Hello, I’m having trouble sampling using np.random.choice. It says to use the distribution y, which it admits is 2D. I’ve noticed the columns of this array sum to 1, and the reason it’s 2D is because when you add the bias ‘b’ to ‘a,’ ‘b’ is a (100,100) array so the other 2 1D-arrays you’re summing broadcast onto it. I have no idea how to determine if I’m supposed to choose a specific column from b…or if I’m supposed to flatten it somehow. How am I supposed to extract a 1D vector/array from the 2D array to be used as p for np.random.choice?
You are just sampling an index in the range of the vocabulary size. The input probability distribution is the softmax output y. If you print the shape of that, you’ll find it’s 27 x 1. Not surprising since 27 is the vocabulary size, right? They gave you the hint of using numpy ravel to unroll that into a 1D array in the instructions and even show you a demo of how to use it. It should work just as well if you want to use reshape.

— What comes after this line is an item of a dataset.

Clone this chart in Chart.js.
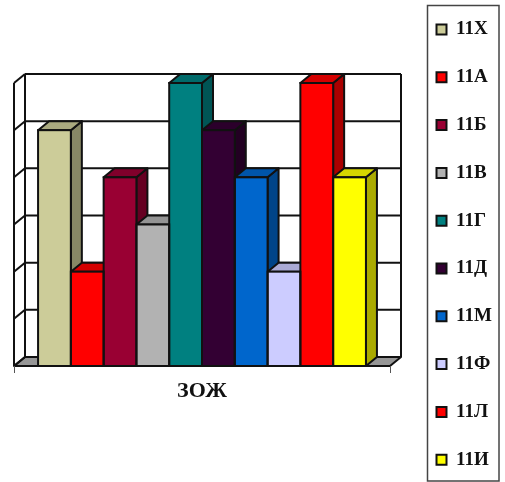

The problem is my shape of y is not (27,1) and is instead (27,100)
Sorry if this sounds like I’m just stating the obvious, but that means there is something wrong with your code. The next step in debugging is to figure out why the dimension of y turns out that way.
I added print statements to show the various dimensions of the intermediate values:
vocab_size = 27
Wax (100, 27) x (27, 1) Waa (100, 100) a_prev (100, 1)
Wya (27, 100) x (100, 1) + by (27, 1)
y.shape (27, 1)
len(y.ravel()) 27
It’s ok, I know that there’s something wrong, but I can’t seem to figure it out. Can I show my code for a, z, and y here and ask for advice?
I feel like the problem is that when I add b (100,1) to a, it broadcasts the 1 dimensional component W_{ax}x+W_{aa}a (100,) onto it, giving it a shape of (100,100).
in the equations for a,z, and y I’ve tried reshaping b/by and the other parts of the equations…but nothing seems to be working.
Hello, it seems I had the same problem
In my case, it was indeed something with ‘b’, and I was able to get it working by reshaping some arrays so their dimensions were specifically defined from (n,) to (n,1), so that when ‘b’ was broadcast to them they would be computed properly and give y of shape (27, 1). If I recall correctly, this was even advised in past course for reshaping so to prevent errors
Hope this helps
Thank you for the help. I realized the problem was in my initial instantiation of a_prev, and both initial and later declarations of x.